The Upper Hunter result also buoyed Morrison’s hopes of a strong Coalition victory at the next federal election, built on converting blue-collar Labor voters into hi-viz Coalition backers.

 

The Fitzgibbon factor

Fitzgibbon famously quit the Labor frontbench last November, while insisting the party’s climate spokesperson, the Left’s Mark Butler, be replaced for being too committed to his task.

Under Butler’s guidance, Labor had taken a target of a 45 per cent cut to emissions by 2030 to the last election — a policy that has since come to look mild in the global context.

But Fitzgibbon and others in the Right blamed the pledge for Labor’s poor performance in regional Australia.

By January, Fitzgibbon had his wish with the NSW Right’s Chris Bowen installed in the climate portfolio in Butler’s place.

Now, in the wake of the politically disastrous result for Labor in the Upper Hunter, an emboldened Fitzgibbon has again hit the airwaves calling for federal Labor to heed the message from its heartland. He is urging Albanese to stop pandering to inner-city progressives on climate and get back to protecting regional jobs. Coal jobs.

It is a message that carries big risks for Labor, which holds more urban seats than regional ones and which is challenged by the Greens on its left flank.

Albanese’s three problems

For Albanese, there are no easy answers.

Some within Labor fear Fitzgibbon could yet run as an independent, although he scotched this idea in interviews on Monday. He has however hinted that he might not run at all, unless he sees a material change in Labor’s emphasis.

Either way, it seems Fitzgibbon and Morrison are on a unity ticket over coal jobs and regional sensibilities generally, and that is very bad news for Albanese.

In an interview with The Australian conducted before the by-election result but published on Monday, Morrison criticised Labor for treating workers as “victims” and for suggesting the answer to their woes must always be government assistance.

He said workers no longer thought like that.

“So much of what we are doing in our economic plan comes together in regions like the Hunter,” he said.

This was a reference presumably to his government’s commitment to build a gas-fired generator in the Hunter.

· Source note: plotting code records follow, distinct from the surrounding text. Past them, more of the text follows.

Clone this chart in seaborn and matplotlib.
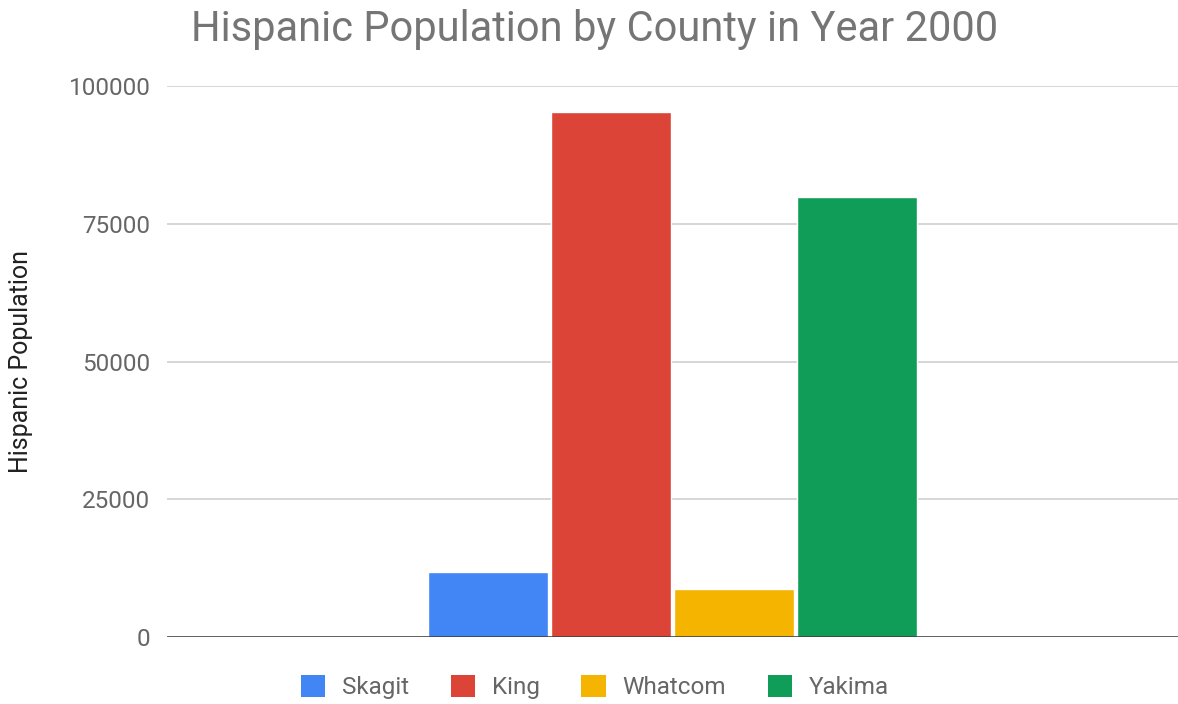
import matplotlib
matplotlib.use("Agg")
import matplotlib.pyplot as plt
import seaborn as sns
import pandas as pd
from matplotlib.patches import Patch

# Hispanic population, census year 2000
counties = ["Skagit", "King", "Whatcom", "Yakima"]
population = [11768, 95242, 8687, 79905]
colors = ["#4285F4", "#DB4437", "#F4B400", "#0F9D58"]
y_ticks = [0, 25000, 50000, 75000, 100000]

df = pd.DataFrame({"group": [""] * len(counties), "County": counties, "Population": population})

sns.set_theme(style="white")
plt.rcParams["font.family"] = ["Roboto", "DejaVu Sans"]

fig = plt.figure(figsize=(11.78, 7.04), dpi=100)
ax = fig.add_axes([0.1418, 0.0952, 0.8582, 0.7826])

sns.barplot(data=df, x="group", y="Population", hue="County", hue_order=counties,
            palette=colors, width=0.8, gap=0.025, saturation=1, legend=False, ax=ax)

ax.set_ylim(0, 100000)
ax.set_xlim(-0.822, 0.822)
ax.set_yticks(y_ticks)
ax.set_yticklabels([str(t) for t in y_ticks])
ax.set_xticks([])
ax.set_xlabel("")
ax.tick_params(axis="y", length=0, pad=12, labelsize=17.5, labelcolor="#666666")
for t in y_ticks[1:]:
    ax.axhline(t, color="#cccccc", linewidth=1.1, zorder=0)
ax.axhline(0, color="#333333", linewidth=1.8, zorder=3)
for s in ax.spines.values():
    s.set_visible(False)

ax.set_ylabel("Hispanic Population", fontsize=18, color="#222222")
ax.yaxis.set_label_coords(-0.133, 0.5)

fig.text(0.505, 0.958, "Hispanic Population by County in Year 2000",
         ha="center", va="center", fontsize=30, color="#757575")

handles = [Patch(facecolor=c, edgecolor="none") for c in colors]
fig.legend(handles, counties, loc="center", bbox_to_anchor=(0.505, 0.024),
           ncol=4, frameon=False, fontsize=17.5, labelcolor="#666666",
           handlelength=1.0, handleheight=1.0, handletextpad=0.7, columnspacing=1.7)

fig.savefig("out.png", dpi=100, facecolor="white")
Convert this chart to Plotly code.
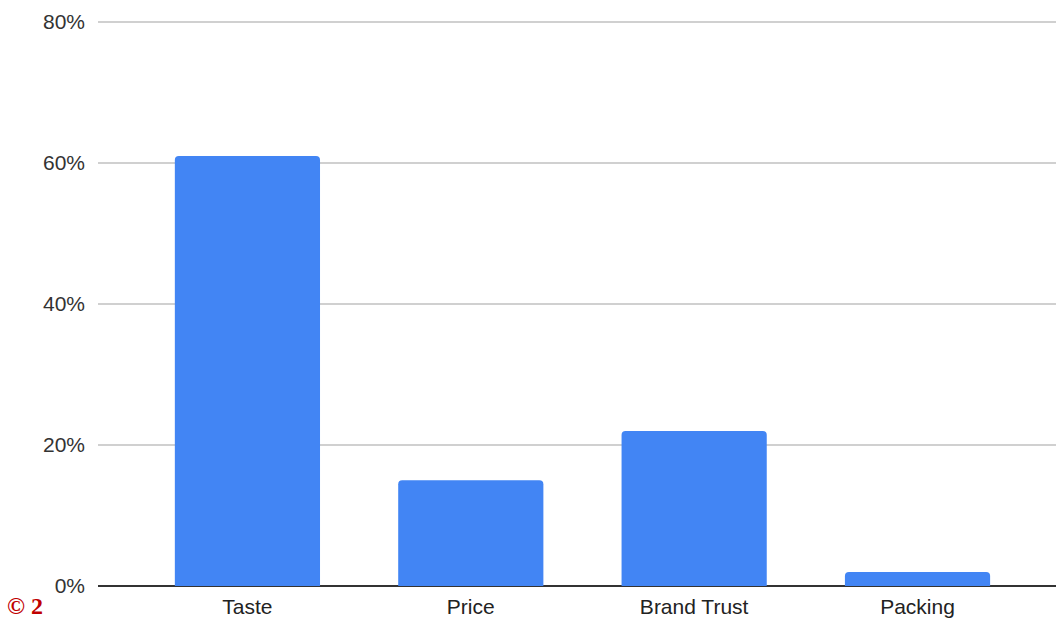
import plotly.graph_objects as go

categories = ["Taste", "Price", "Brand Trust", "Packing"]
values = [61, 15, 22, 2]
y_ticks = [0, 20, 40, 60, 80]
y_tick_labels = ["0%", "20%", "40%", "60%", "80%"]

fig = go.Figure(go.Bar(
    x=categories, y=values,
    marker=dict(color="#4285F4", cornerradius=4, line=dict(width=0)),
    width=0.65,
))

fig.update_layout(
    width=1056, height=618,
    margin=dict(l=98, r=0, t=20, b=32),
    paper_bgcolor="white", plot_bgcolor="white",
    font=dict(family="Liberation Sans, Arial, sans-serif", size=21, color="#222222"),
    showlegend=False,
    xaxis=dict(
        type="category", range=[-0.669, 3.62],
        showgrid=False, ticks="", tickfont=dict(size=21, color="#222222"),
        showline=False, ticklabelstandoff=6,
    ),
    yaxis=dict(
        range=[0, 80.3], tickvals=y_ticks, ticktext=y_tick_labels,
        showgrid=True, gridcolor="#d0d0d0", gridwidth=1.5,
        zeroline=True, zerolinecolor="#333333", zerolinewidth=1.5,
        ticks="", ticklabelstandoff=12, tickfont=dict(size=21, color="#333333"),
    ),
    annotations=[dict(
        text="<b>© 2</b>", xref="paper", yref="paper",
        x=-98/958, y=-32/566, xanchor="left", yanchor="bottom",
        xshift=5, yshift=-3, showarrow=False,
        font=dict(family="Liberation Serif, Times New Roman, serif", size=24, color="#C00000"),
    )],
)

fig.write_html("out.html")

The $600 million announcement had angered progressives, and mystified energy economists, but seems to have been viewed by Upper Hunter constituents as a vote of confidence in their future.

Albanese now finds himself battling against three countervailing forces: Morrison, Fitzgibbon, and pandemic incumbency.

Like Berejiklian, Morrison’s government has delivered its share of scandals. But in both cases, voters appear largely unfazed.

Instead, they seem inclined to credit their governments with addressing more material concerns such as keeping the pandemic at bay, and protecting their livelihoods.

The 2001 case study

In mid-2001, Howard was again trailing in the lead-up to a general election and faced a crucial byelection in the federal Victorian seat of Aston.

Governments tend to do badly in byelections and the electoral test loomed as the harbinger of a wider defeat.

Instead, it marked the government’s revival, with a triumphant Howard telling the first ever ABC Insiders program that his government was “well and truly back in the game”.

“If there were an unstoppable momentum for Labor to win the federal election, they’d have rolled us over in Aston,” he said.

Just months later in the general election of November 2001 — the Tampa/ September 11 election — a sense of external threat merely reinforced voters’ tendencies to hold to the status quo.

Two decades on, the danger for Labor is people’s insecurity over health and wealth will again see voters preference the safety of a known quantity.

Meanwhile, Albanese has some way to go to emulate Beazley, let alone win the election. Before that he also has to get past Simon Crean’s unhappy distinction of being Labor’s only federal leader never to face an election.